The Yongle Tongbao cash coins were notably not manufactured for the internal Chinese market where silver coinage and paper money would continue to dominate, but were in fact produced to help stimulate international trade as Chinese cash coins were used as a common form of currency throughout South, Southeast, and East Asia.
However, as these coins were primarily manufactured for foreign trade and to be carried by envoys of the Chinese court they generally did not circulate within China itself as silver coinage and banknotes would continue to remain the dominant media of exchange.
These coins with Ming dynasty inscriptions remained in circulation in Japan until they were officially prohibited by the Tokugawa shogunate in 1608.

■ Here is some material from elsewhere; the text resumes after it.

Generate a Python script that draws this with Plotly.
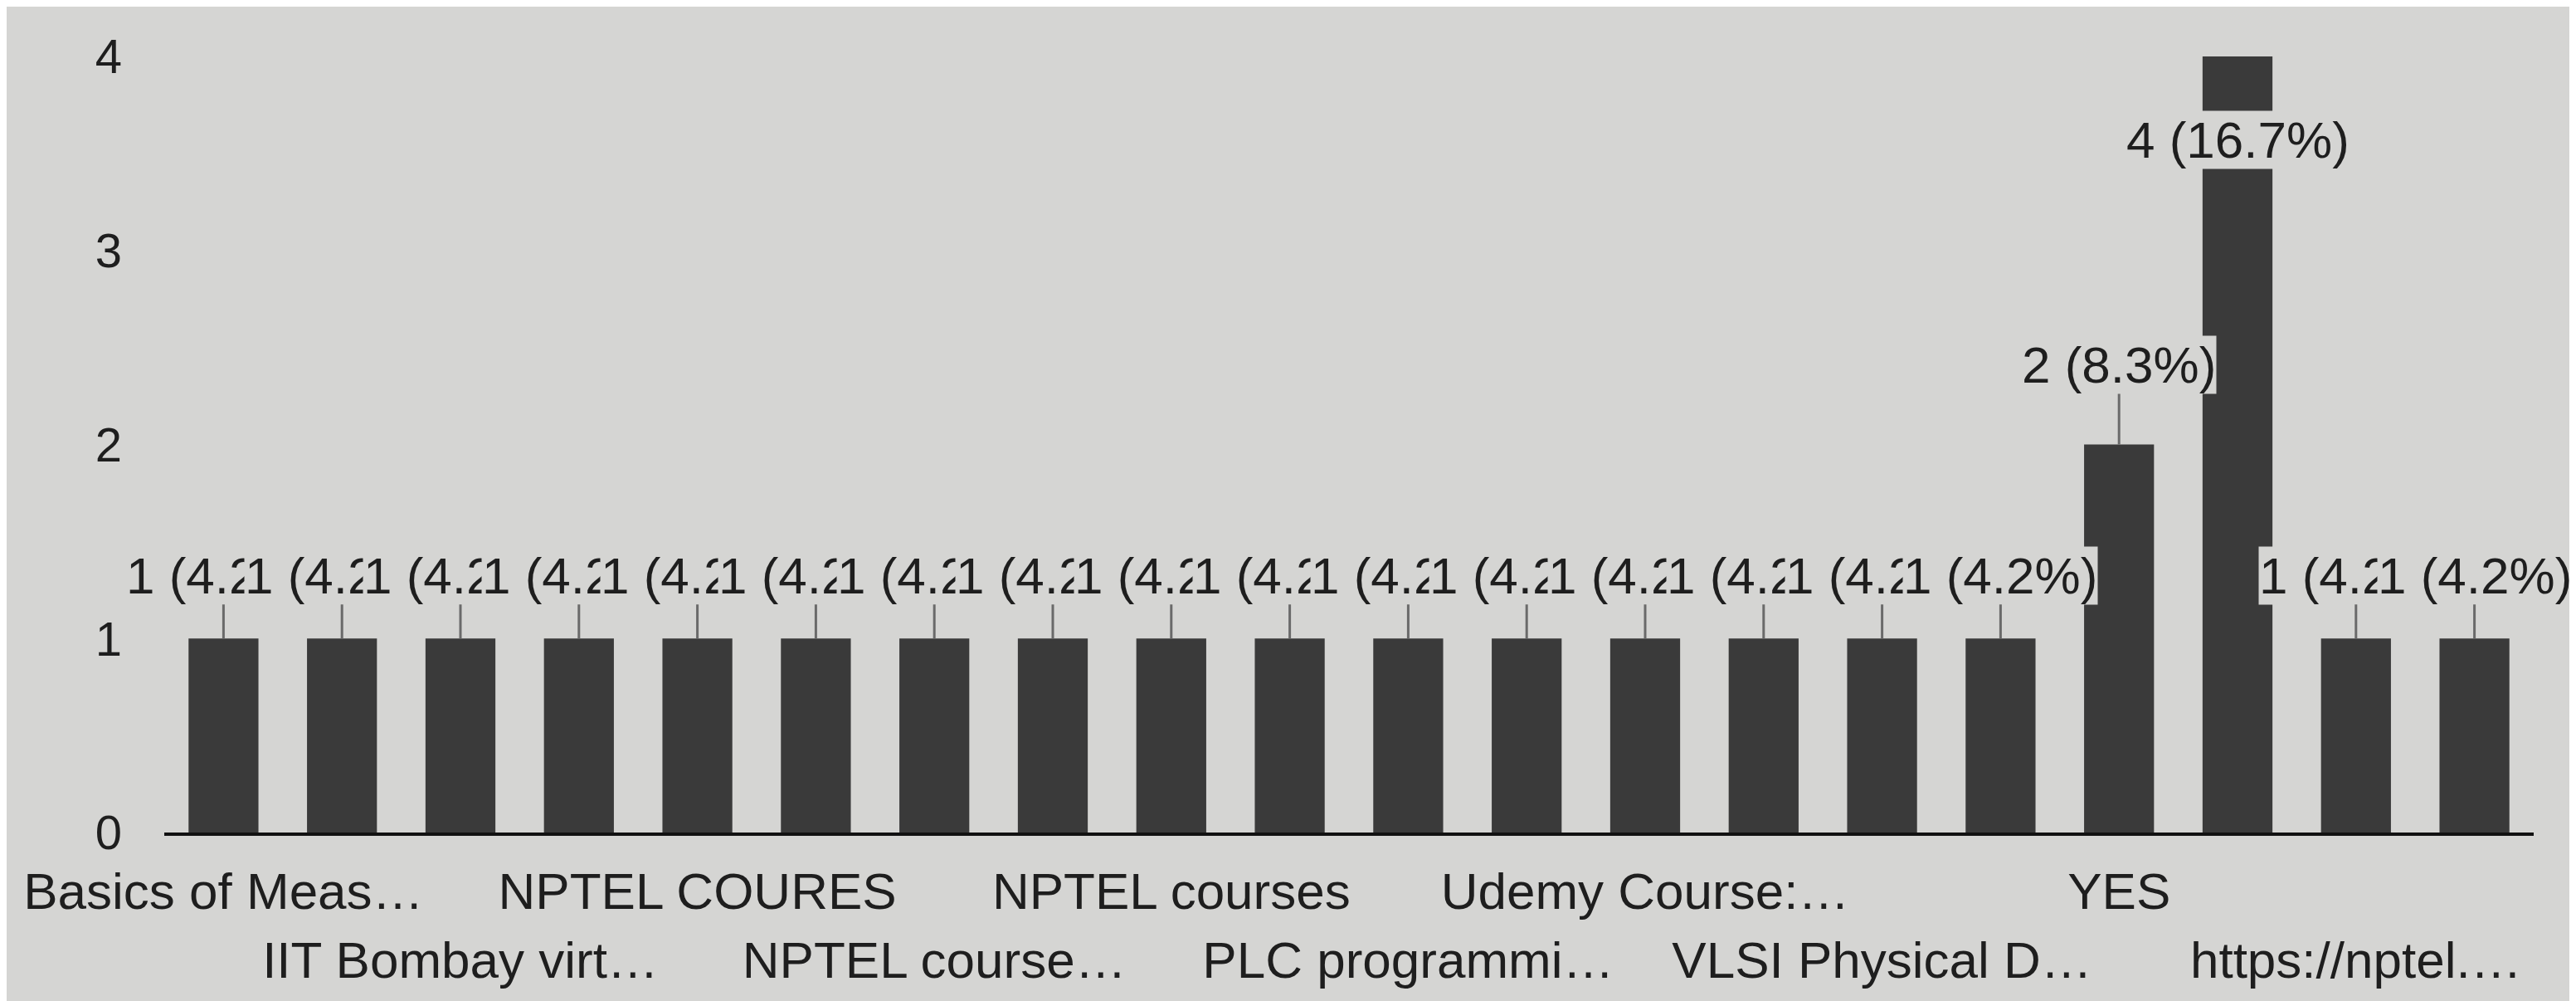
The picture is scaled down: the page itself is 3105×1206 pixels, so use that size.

[12] On the 5th month of the year Eiroku 3 (永禄三年, or 1560 in the Gregorian calendar), daimyō Oda Nobunaga was preparing for the Battle of Okehazama and while he had an army of forty thousand men, he could only gather around two and a half thousand soldiers for this decisive battle, Oda Nobunaga then went to pray for a victorious military campaign at the nearby Atsuta-jingū, he asked the Gods to show him a sign that his prayers would be answered and while looking at a handful of Eiraku Tsūhō cash coins decided to throw them in the air, when they fell back on the ground they all landed with heads up, he took this as a sign that the Gods would bless him and informed his men that they shall be victorious as they Gods favoured them.
[13] After Oda Nobunaga's forces were victorious his retainer Hayashi Hidesada said that the Gods must've really spoken through these coins to which Nobunaga replied by saying the Zen Buddhist proverb "I only know that I'm okay with what I got" (吾唯知足, ware tada taru o shiru) and presented to him an Eiraku Tsūhō coin of which both the obverse and reverse sides were heads.